YOUR OBJECTIVE —
Find the lines containing "code" and say how many there are, with no other words.

DATA SUPPLIED —

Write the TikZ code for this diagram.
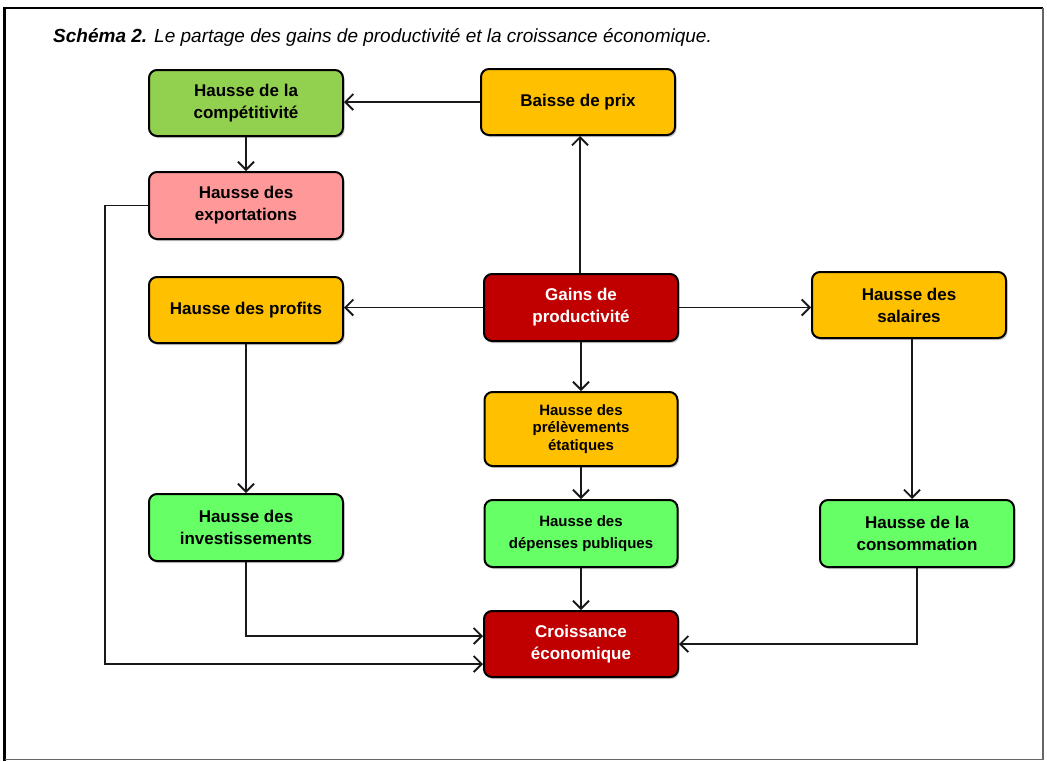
\documentclass[tikz,border=0pt]{standalone}
\usepackage{fontspec}
\setmainfont{Liberation Sans}
\usetikzlibrary{arrows.meta,shadows}
\definecolor{cgreen}{HTML}{92D050}
\definecolor{cpink}{HTML}{FF9999}
\definecolor{corange}{HTML}{FFC000}
\definecolor{cred}{HTML}{C00000}
\definecolor{clgreen}{HTML}{66FF66}
\tikzset{
  box/.style={draw=black, line width=2pt, rounded corners=8pt,
    minimum width=194pt, minimum height=66pt, align=center, inner sep=2pt,
    font=\bfseries\fontsize{17}{22}\selectfont, text=black,
    drop shadow={shadow xshift=1.5pt, shadow yshift=-2pt, fill=black, opacity=0.22}},
  smallbox/.style={box, font=\bfseries\fontsize{15}{17.5}\selectfont},
  redbox/.style={box, fill=cred, text=white},
  arr/.style={line width=1.8pt, draw=black!90, -{Straight Barb[length=8pt,width=16pt]}},
}
\begin{document}
\begin{tikzpicture}[x=1pt,y=-1pt]
\useasboundingbox (0,0) rectangle (1047,761);
\fill[white] (0,0) rectangle (1047,761);
% frame
\draw[line width=2.5pt, black] (4.5,761) -- (4.5,8) -- (1043,8);
\draw[line width=1.5pt, black!60] (1043,8) -- (1043,759.5) -- (4.5,759.5);
% title
\node[anchor=west, inner sep=0pt, font=\itshape\fontsize{19}{22}\selectfont] (title) at (53,37)
  {{\bfseries Schéma 2.} Le partage des gains de productivité et la croissance économique.};
% nodes
\node[box, fill=cgreen] (comp) at (246,103) {Hausse de la\\compétitivité};
\node[box, fill=corange] (prix) at (578,102) {Baisse de prix};
\node[box, fill=cpink, minimum height=67pt] (expo) at (246,205.5) {Hausse des\\exportations};
\node[box, fill=corange] (profits) at (246,310) {Hausse des profits};
\node[redbox, minimum height=67pt] (gains) at (581,307.5) {Gains de\\productivité};
\node[box, fill=corange] (sal) at (909,305) {Hausse des\\salaires};
\node[smallbox, fill=corange, minimum width=193pt, minimum height=74pt] (prel) at (581,429) {Hausse des\\prélèvements\\étatiques};
\node[box, fill=clgreen, minimum height=67pt] (invest) at (246,527.5) {Hausse des\\investissements};
\node[smallbox, fill=clgreen, minimum width=193pt, minimum height=67pt, font=\bfseries\fontsize{15}{22}\selectfont] (dep) at (581,533.5) {Hausse des\\dépenses publiques};
\node[box, fill=clgreen, minimum height=67pt] (conso) at (917,533.5) {Hausse de la\\consommation};
\node[redbox] (croiss) at (581,644) {Croissance\\économique};
% connectors
\draw[arr] (prix.west) -- (prix.west -| comp.east);
\draw[arr] (comp) -- (expo);
\draw[arr] ([xshift=-1pt]gains.north) -- ([xshift=-1pt]gains.north |- prix.south);
\draw[arr] (gains.west) -- (gains.west -| profits.east);
\draw[arr] (gains.east) -- (gains.east -| sal.west);
\draw[arr] (gains) -- (prel);
\draw[arr] (prel) -- (dep);
\draw[arr] (dep) -- (croiss);
\draw[arr] (profits) -- (invest);
\draw[arr] ([xshift=3pt]sal.south) -- ([xshift=3pt]sal.south |- conso.north);
\draw[arr] (invest.south) |- ([yshift=8pt]croiss.west);
\draw[arr] (expo.west) -- ++(-43,0) |- ([yshift=-20pt]croiss.west);
\draw[arr] (conso.south) |- (croiss.east);
\end{tikzpicture}
\end{document}
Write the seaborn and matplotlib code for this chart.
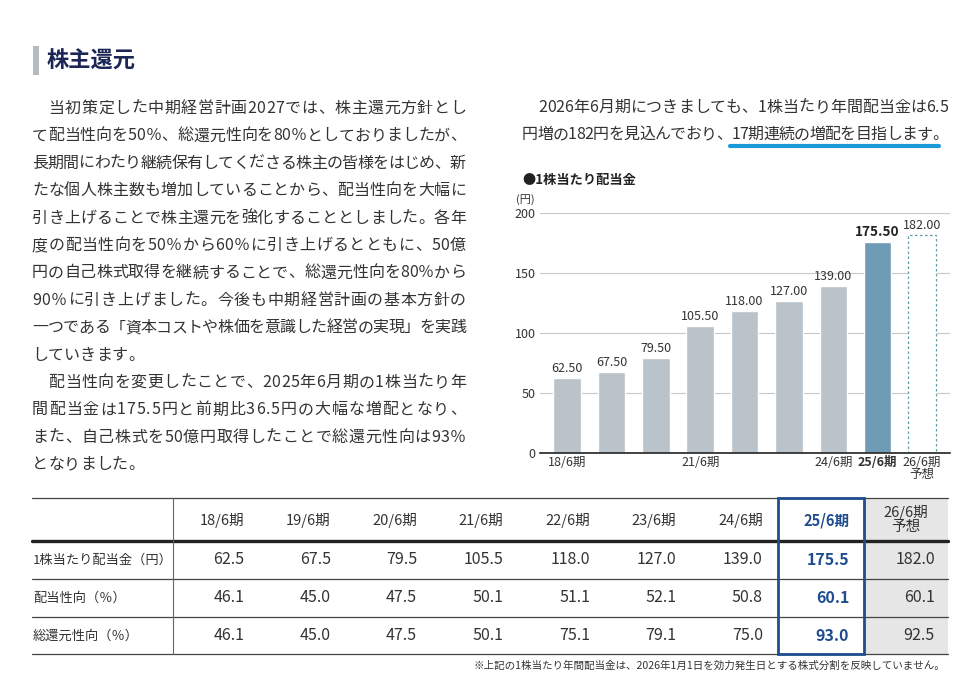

EXERCISE RESPONSE —
2